A me piace pensare che a fare da tramite tra mia madre e la vita fuori sia stata allora suor Enrichetta che – scoperta – fu salvata solo dall’energico intervento del cardinale Schuster. Non ho ovviamente alcun titolo per intervenire nella causa di beatificazione di suor Enrichetta avviata da molti anni. Per quanto mi riguarda, posso dire che solo per questo aiuto fornito ai prigionieri di questo luogo quel titolo appare strameritato.
Voglio insomma ricordare che anche qui, dentro il carcere, una moltitudine di persone hanno testimoniato concretamente che anche nelle condizioni più difficili ci fu chi rischiò patimenti e torture soltanto per portare un aiuto a coloro che al fascismo e ai nazisti aveva trovato il coraggio di opporsi.
Vorrei dire a chi lavora ad ogni livello oggi qui: siate orgogliosi di questi vostri colleghi di ieri e della eredità di dignità e di onore che vi hanno lasciato.

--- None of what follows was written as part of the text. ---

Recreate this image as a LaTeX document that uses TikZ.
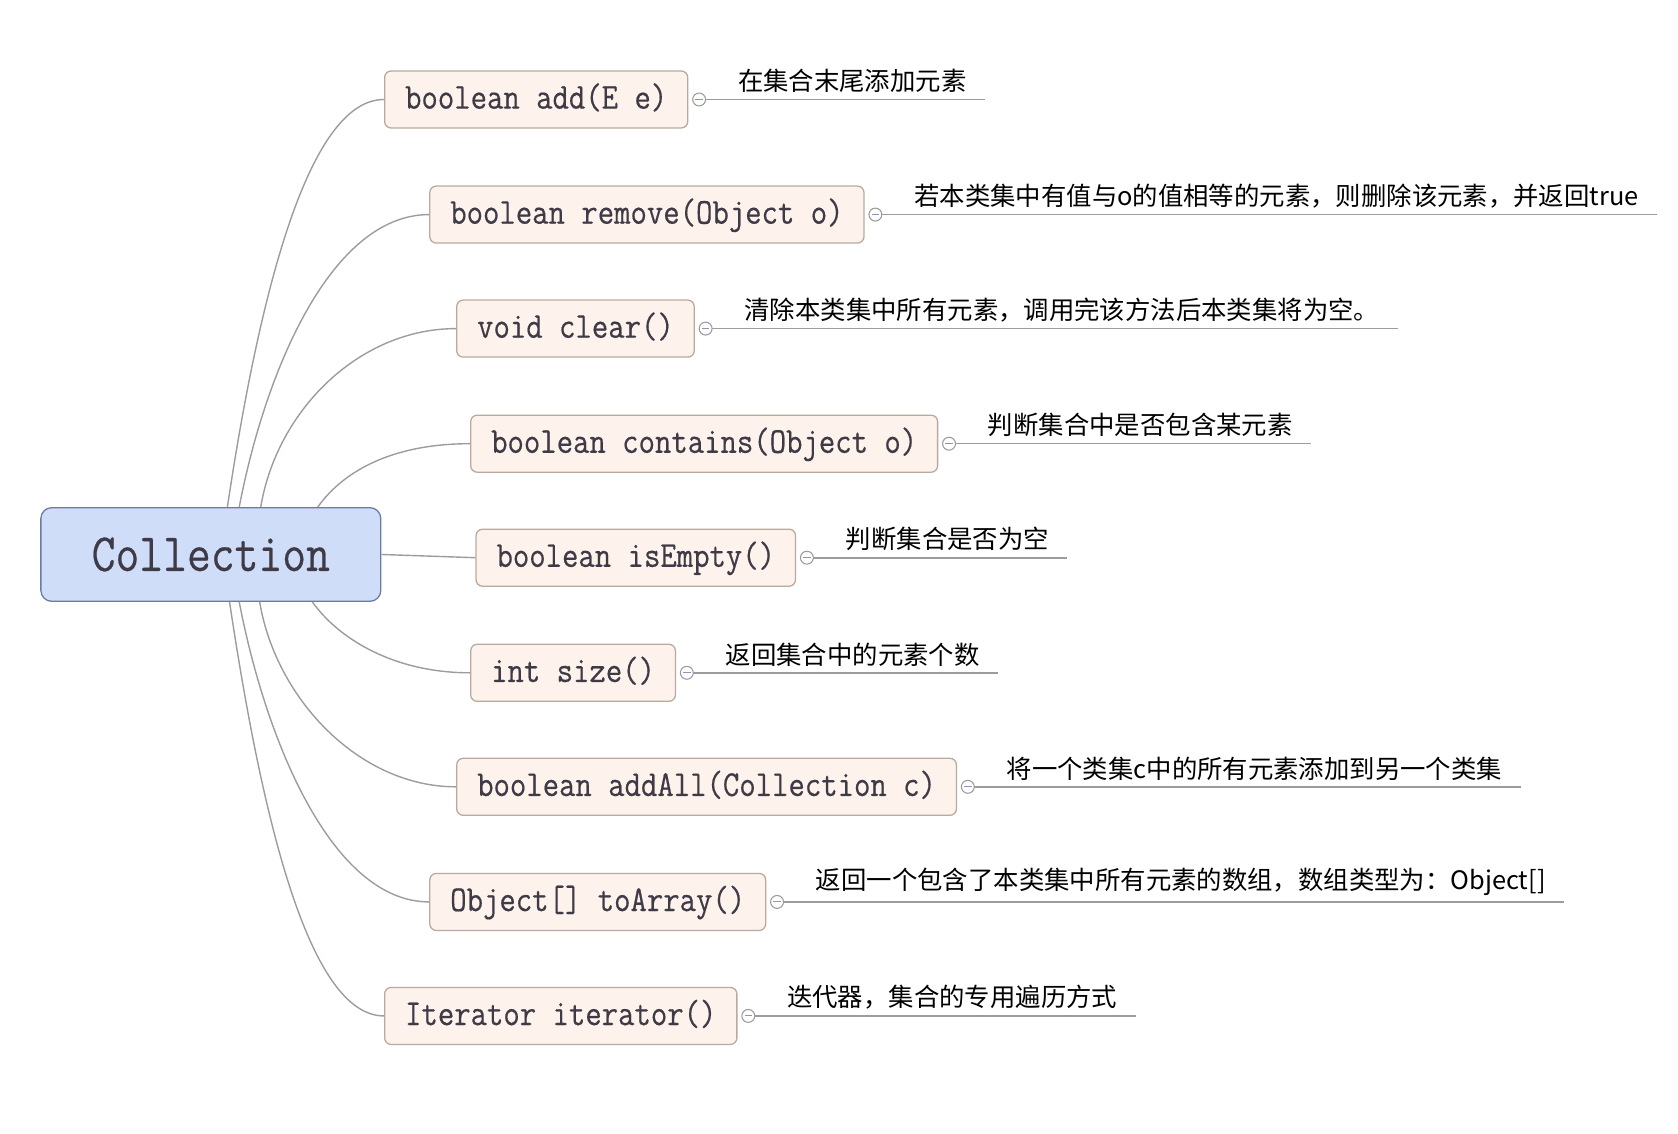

Da figlio di ex detenuti di questo carcere mi sia consentito infine di inviare un saluto ai detenuti che si trovano oggi in questo luogo. Mio padre, che trascorse quasi dieci anni nelle galere fasciste, parlava del carcere come della sua università. E col modo paradossale di rievocare la propria vita che gli era proprio aggiungeva che era stata “una fortuna” per lui avere avuto tanti anni per studiare, per prepararsi al domani. Condannato dal Tribunale Speciale quando era ancora un ragazzo che aveva fatto la quinta elementare uscì dalle carceri fasciste come un uomo che leggeva correntemente inglese, francese e tedesco, e che aveva condotto studi approfonditi di economia, di storia, di filosofia, di letteratura. Io spero che anche per i detenuti di oggi, in così larga parte provenienti dall’estero, questo luogo sappia e possa rappresentare il primo fondamentale gradino di un percorso di riscatto e di rinascita.